ST Engineering to acquire MRAS
Singapore Technologies Engineering is acquiring 100% ownership of nacelle system manufacturer Middle River Aircraft Systems.
Singapore Technologies Engineering Ltd (ST Engineering) has announced that its U.S. subsidiary, Vision Technologies Aerospace Incorporated (VT Aerospace), has entered into a conditional share purchase agreement to acquire 100% ownership in Middle River Aircraft Systems (MRAS) from GE Aviation for $630m.
MRAS is an established supplier of engine nacelle systems for both narrowbody and widebody aircraft. Based in Baltimore, Maryland, USA with approximately 800 employees, MRAS has two principal business lines: (1) design, development, production and sale of nacelles, thrust reversers and aerostructures, and (2) spare parts sales.
The company was selected by Safran Nacelles to supply the thrust reverser system and engine build-up (EBU) for the LEAP-1A powerplant on Airbus’ A320neo.
MRAS is also a partner with Safran Nacelles in the Nexcelle JV in which the French firm has overall responsibility for the LEAP-1C nacelle system that equips COMAC’s C919 twin-engine jetliner; while MRAS is in the leadership position for the Passport nacelle system on Bombardier’s Global 7500 twin-jet business aircraft.
The acquisition by ST Engineering follows the decision by the Singapore firm to invest in new growth areas, including businesses that offer competitive products through the ownership of intellectual properties and that are synergistic to its core businesses. The company sees MRAS as a strong fit, given its expertise and proprietary designs to manufacture nacelles using advanced composites.

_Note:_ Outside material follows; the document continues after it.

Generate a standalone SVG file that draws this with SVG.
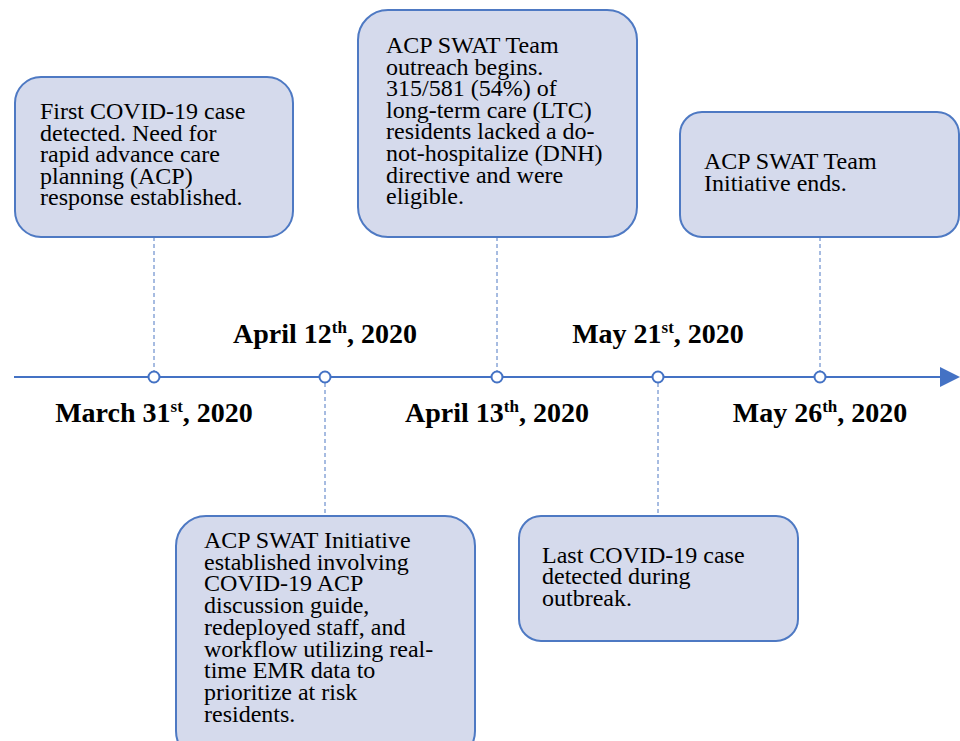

ST Engineering says the acquisition will allow it to scale up its aerospace capabilities by moving the company into the OEM business of high-value nacelle components and replacement parts. MRAS’ design, engineering and manufacturing know-how in advanced composite structures is seen as synergistic with ST Engineering’s composite manufacturing capabilities.
ST Engineering reported sales of S$6.62bn in FY2017. The deal is expected to close by the end of the first quarter of 2019.